## PROVIDED DATA

--- start ---

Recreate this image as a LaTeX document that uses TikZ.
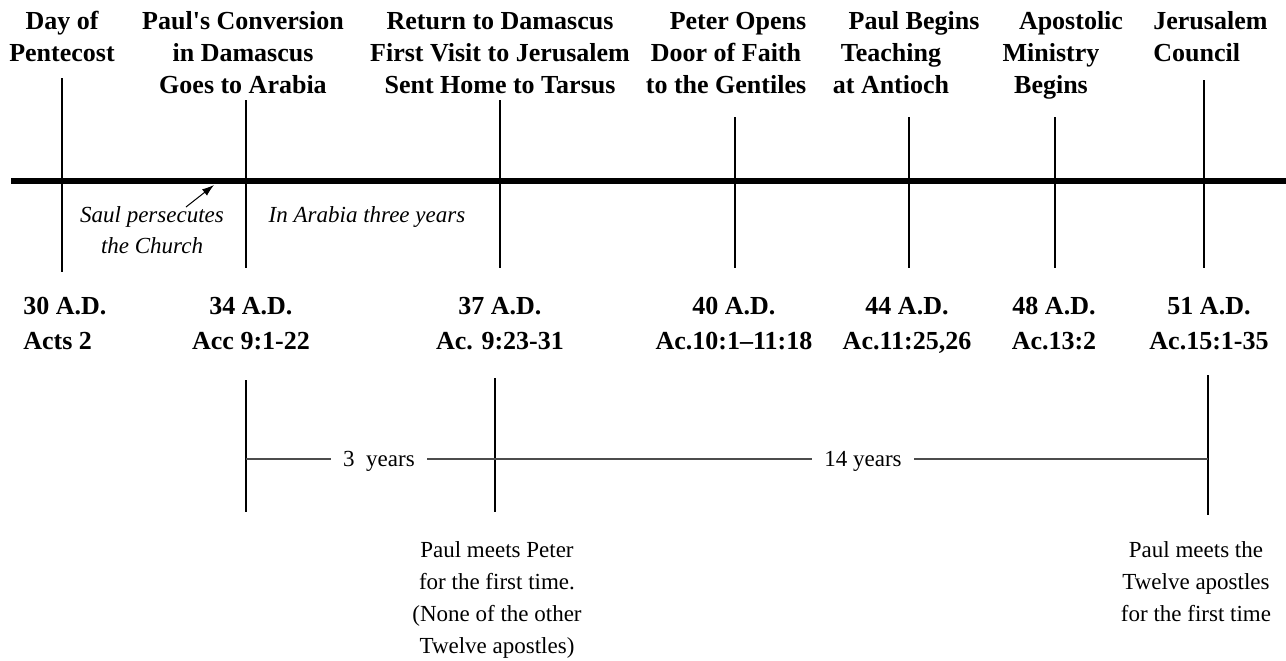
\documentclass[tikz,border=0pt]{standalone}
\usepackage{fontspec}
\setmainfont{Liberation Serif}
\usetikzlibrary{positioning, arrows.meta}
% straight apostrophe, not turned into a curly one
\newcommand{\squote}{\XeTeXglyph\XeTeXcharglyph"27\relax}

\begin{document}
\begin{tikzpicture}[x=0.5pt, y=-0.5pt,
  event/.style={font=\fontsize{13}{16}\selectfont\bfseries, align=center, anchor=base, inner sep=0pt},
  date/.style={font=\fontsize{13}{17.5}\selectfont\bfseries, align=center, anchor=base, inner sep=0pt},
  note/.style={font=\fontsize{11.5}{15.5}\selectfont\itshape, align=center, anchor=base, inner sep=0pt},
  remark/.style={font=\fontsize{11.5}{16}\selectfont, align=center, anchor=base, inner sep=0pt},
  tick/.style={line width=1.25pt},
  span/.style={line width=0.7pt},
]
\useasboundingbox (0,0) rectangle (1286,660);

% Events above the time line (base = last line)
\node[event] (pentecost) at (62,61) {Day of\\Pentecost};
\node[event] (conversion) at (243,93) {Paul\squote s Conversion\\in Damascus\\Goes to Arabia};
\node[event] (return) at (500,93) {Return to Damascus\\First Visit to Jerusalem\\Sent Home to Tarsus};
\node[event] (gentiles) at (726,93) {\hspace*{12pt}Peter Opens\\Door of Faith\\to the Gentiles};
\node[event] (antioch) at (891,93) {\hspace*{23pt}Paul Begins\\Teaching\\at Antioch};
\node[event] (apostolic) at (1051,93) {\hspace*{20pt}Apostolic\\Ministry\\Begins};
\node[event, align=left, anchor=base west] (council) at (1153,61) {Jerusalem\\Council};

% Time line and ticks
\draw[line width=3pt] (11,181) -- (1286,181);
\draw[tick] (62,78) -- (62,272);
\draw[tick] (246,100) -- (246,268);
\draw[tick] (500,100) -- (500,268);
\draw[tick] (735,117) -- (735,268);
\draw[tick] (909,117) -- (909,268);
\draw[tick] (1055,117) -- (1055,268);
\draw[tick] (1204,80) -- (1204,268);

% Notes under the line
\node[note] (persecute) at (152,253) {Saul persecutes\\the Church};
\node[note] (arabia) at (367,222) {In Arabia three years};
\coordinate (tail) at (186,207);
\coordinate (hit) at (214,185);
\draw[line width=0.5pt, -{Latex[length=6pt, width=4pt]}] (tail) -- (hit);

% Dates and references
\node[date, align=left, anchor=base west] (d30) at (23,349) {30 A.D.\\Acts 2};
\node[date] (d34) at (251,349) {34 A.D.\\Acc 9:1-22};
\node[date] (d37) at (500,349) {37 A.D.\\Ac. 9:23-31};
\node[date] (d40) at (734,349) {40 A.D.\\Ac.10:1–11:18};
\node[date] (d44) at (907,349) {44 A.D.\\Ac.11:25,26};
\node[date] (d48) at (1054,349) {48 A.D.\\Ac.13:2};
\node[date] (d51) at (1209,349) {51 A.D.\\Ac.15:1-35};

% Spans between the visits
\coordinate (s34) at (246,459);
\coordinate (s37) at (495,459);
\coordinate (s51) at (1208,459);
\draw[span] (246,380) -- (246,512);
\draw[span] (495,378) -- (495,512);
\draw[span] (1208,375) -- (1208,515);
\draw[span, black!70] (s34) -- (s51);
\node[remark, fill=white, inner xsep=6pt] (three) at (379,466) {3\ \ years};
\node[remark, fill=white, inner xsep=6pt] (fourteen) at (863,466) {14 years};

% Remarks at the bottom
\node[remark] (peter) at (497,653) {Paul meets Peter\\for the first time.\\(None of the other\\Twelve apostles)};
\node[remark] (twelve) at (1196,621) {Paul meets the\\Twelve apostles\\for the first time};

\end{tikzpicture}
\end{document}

--- end ---

## WHAT NEEDS TO BE DONE
From the top of the listing above, repeat each line exactly until you reach the line containing "(0,0) rectangle (1286,660);", and repeat that one too. Leave the pictures out.

## SOLUTION FOR THIS TASK
Recreate this image as a LaTeX document that uses TikZ.
\documentclass[tikz,border=0pt]{standalone}
\usepackage{fontspec}
\setmainfont{Liberation Serif}
\usetikzlibrary{positioning, arrows.meta}
% straight apostrophe, not turned into a curly one
\newcommand{\squote}{\XeTeXglyph\XeTeXcharglyph"27\relax}

\begin{document}
\begin{tikzpicture}[x=0.5pt, y=-0.5pt,
  event/.style={font=\fontsize{13}{16}\selectfont\bfseries, align=center, anchor=base, inner sep=0pt},
  date/.style={font=\fontsize{13}{17.5}\selectfont\bfseries, align=center, anchor=base, inner sep=0pt},
  note/.style={font=\fontsize{11.5}{15.5}\selectfont\itshape, align=center, anchor=base, inner sep=0pt},
  remark/.style={font=\fontsize{11.5}{16}\selectfont, align=center, anchor=base, inner sep=0pt},
  tick/.style={line width=1.25pt},
  span/.style={line width=0.7pt},
]
\useasboundingbox (0,0) rectangle (1286,660);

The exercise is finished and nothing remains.